The line holding "-0.01, -0.01, -0.01]" is the last one to output; start at the first line of the data, keep every line in between exactly, and leave out pictures.

Records with drawing code
_____

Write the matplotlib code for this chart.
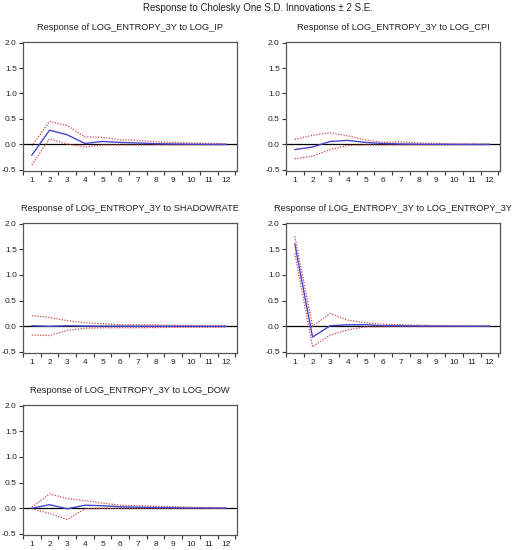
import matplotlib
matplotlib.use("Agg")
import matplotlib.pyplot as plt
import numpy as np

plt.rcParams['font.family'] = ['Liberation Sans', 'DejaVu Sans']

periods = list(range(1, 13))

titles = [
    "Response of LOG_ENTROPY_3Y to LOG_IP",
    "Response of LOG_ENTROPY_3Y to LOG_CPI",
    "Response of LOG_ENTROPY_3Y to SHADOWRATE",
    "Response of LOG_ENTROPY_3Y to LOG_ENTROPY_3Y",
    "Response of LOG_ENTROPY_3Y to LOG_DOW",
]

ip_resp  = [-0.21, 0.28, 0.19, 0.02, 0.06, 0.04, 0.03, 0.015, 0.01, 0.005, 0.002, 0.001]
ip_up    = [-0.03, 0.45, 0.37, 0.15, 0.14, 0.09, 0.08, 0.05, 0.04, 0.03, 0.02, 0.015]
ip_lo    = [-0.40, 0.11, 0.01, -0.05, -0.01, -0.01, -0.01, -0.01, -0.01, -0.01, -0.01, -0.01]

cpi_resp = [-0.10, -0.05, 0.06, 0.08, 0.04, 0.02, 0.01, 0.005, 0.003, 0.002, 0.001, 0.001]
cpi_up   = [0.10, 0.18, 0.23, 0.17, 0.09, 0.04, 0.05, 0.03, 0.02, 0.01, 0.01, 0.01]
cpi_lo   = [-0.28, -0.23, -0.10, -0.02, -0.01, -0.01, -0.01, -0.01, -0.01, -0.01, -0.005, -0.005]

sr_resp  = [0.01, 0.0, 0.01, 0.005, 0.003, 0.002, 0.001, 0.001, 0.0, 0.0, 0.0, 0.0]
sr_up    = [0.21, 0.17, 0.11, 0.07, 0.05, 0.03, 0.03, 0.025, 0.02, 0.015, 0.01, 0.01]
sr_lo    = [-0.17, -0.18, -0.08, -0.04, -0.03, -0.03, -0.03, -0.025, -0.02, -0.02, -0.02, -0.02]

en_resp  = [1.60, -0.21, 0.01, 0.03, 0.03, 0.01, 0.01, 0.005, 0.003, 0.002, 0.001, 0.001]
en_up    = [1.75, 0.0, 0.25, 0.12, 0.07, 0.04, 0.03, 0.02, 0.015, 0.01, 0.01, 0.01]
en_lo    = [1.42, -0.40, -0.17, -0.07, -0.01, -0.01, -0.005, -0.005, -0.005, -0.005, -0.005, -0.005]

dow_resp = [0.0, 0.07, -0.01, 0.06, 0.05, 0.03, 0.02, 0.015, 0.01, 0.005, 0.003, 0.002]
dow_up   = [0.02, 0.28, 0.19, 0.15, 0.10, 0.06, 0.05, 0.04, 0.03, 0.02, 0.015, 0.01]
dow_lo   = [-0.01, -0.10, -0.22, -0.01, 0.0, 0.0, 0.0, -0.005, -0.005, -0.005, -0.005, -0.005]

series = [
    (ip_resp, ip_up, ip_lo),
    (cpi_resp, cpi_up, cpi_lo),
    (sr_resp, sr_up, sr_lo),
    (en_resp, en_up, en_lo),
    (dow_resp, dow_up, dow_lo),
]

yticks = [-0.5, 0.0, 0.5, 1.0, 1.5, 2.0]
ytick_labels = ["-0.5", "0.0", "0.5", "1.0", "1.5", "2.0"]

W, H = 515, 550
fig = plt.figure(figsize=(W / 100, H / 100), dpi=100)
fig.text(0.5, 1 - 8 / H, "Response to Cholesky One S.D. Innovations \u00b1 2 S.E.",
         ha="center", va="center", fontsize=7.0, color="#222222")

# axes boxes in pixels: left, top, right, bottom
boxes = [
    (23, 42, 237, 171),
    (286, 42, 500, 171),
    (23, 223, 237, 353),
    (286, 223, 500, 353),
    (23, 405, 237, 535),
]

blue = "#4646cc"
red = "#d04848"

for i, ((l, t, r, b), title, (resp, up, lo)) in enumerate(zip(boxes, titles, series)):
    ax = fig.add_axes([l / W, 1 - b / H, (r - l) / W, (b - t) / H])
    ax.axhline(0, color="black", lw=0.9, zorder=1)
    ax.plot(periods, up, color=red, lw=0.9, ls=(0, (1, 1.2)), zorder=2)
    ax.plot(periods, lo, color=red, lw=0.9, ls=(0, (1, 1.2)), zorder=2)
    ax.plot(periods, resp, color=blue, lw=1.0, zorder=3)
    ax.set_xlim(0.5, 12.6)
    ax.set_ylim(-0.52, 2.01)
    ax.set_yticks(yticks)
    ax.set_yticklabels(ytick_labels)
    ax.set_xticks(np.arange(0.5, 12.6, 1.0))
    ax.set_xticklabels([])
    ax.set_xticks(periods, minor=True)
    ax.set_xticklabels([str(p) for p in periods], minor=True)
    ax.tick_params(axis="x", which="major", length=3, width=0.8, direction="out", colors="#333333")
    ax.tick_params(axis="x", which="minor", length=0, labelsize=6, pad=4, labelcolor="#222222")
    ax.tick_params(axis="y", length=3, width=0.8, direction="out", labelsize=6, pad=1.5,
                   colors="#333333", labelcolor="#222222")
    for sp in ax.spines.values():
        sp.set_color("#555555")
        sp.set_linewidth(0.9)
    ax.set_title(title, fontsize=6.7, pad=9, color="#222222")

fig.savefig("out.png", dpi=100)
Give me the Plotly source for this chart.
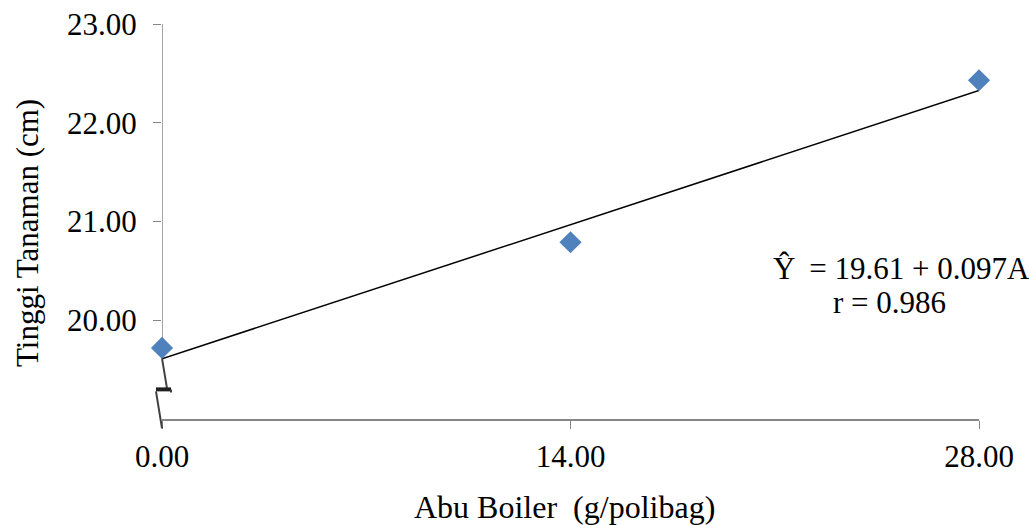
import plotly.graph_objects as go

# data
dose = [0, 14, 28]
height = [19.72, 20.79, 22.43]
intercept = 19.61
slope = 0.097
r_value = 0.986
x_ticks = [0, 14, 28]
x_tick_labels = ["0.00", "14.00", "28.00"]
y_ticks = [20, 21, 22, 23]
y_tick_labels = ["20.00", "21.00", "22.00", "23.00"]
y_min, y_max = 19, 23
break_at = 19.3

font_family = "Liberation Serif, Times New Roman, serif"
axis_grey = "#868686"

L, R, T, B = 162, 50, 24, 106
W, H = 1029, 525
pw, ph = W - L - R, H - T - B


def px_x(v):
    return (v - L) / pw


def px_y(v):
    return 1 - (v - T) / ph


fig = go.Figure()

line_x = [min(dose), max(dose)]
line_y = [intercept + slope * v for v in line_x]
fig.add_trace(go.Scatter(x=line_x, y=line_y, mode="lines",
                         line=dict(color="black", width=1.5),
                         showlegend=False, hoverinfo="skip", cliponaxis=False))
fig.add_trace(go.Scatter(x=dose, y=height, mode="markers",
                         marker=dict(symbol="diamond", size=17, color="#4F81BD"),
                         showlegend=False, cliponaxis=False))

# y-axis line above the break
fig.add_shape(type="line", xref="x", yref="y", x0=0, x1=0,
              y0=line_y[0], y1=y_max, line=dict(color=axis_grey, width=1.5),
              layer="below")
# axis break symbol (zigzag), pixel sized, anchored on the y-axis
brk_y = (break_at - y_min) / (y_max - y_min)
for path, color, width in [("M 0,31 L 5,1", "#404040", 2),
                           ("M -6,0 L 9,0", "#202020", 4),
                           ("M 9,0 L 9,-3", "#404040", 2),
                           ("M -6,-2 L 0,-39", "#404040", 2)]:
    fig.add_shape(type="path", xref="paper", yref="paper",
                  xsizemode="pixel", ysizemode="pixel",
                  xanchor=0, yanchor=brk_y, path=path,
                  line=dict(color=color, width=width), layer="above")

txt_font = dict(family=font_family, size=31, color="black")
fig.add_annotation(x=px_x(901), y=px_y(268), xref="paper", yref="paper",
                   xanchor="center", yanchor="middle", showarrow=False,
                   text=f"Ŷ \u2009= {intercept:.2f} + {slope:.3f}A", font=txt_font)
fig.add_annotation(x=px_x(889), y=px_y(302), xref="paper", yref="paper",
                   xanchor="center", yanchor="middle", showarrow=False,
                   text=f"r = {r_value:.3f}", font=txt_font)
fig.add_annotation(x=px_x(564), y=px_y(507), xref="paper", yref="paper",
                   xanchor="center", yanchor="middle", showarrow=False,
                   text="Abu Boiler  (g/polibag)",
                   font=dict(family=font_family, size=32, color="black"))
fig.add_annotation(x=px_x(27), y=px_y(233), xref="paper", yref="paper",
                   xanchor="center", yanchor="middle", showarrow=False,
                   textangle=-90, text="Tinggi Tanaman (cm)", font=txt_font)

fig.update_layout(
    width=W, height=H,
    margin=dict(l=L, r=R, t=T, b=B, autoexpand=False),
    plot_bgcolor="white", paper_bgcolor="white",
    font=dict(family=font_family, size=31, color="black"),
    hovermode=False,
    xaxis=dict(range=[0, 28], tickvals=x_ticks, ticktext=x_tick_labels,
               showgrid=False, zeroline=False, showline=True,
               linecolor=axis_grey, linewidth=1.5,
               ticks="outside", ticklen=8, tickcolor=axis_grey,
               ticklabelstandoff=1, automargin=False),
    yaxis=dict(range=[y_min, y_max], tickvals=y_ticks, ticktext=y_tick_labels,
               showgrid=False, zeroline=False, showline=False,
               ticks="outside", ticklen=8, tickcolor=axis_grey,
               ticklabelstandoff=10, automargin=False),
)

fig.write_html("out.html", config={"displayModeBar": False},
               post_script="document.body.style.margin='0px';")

_____

OUTPUT FOR THIS EXERCISE:
Write the matplotlib code for this chart.
import matplotlib
matplotlib.use("Agg")
import matplotlib.pyplot as plt
import numpy as np

plt.rcParams['font.family'] = ['Liberation Sans', 'DejaVu Sans']

periods = list(range(1, 13))

titles = [
    "Response of LOG_ENTROPY_3Y to LOG_IP",
    "Response of LOG_ENTROPY_3Y to LOG_CPI",
    "Response of LOG_ENTROPY_3Y to SHADOWRATE",
    "Response of LOG_ENTROPY_3Y to LOG_ENTROPY_3Y",
    "Response of LOG_ENTROPY_3Y to LOG_DOW",
]

ip_resp  = [-0.21, 0.28, 0.19, 0.02, 0.06, 0.04, 0.03, 0.015, 0.01, 0.005, 0.002, 0.001]
ip_up    = [-0.03, 0.45, 0.37, 0.15, 0.14, 0.09, 0.08, 0.05, 0.04, 0.03, 0.02, 0.015]
ip_lo    = [-0.40, 0.11, 0.01, -0.05, -0.01, -0.01, -0.01, -0.01, -0.01, -0.01, -0.01, -0.01]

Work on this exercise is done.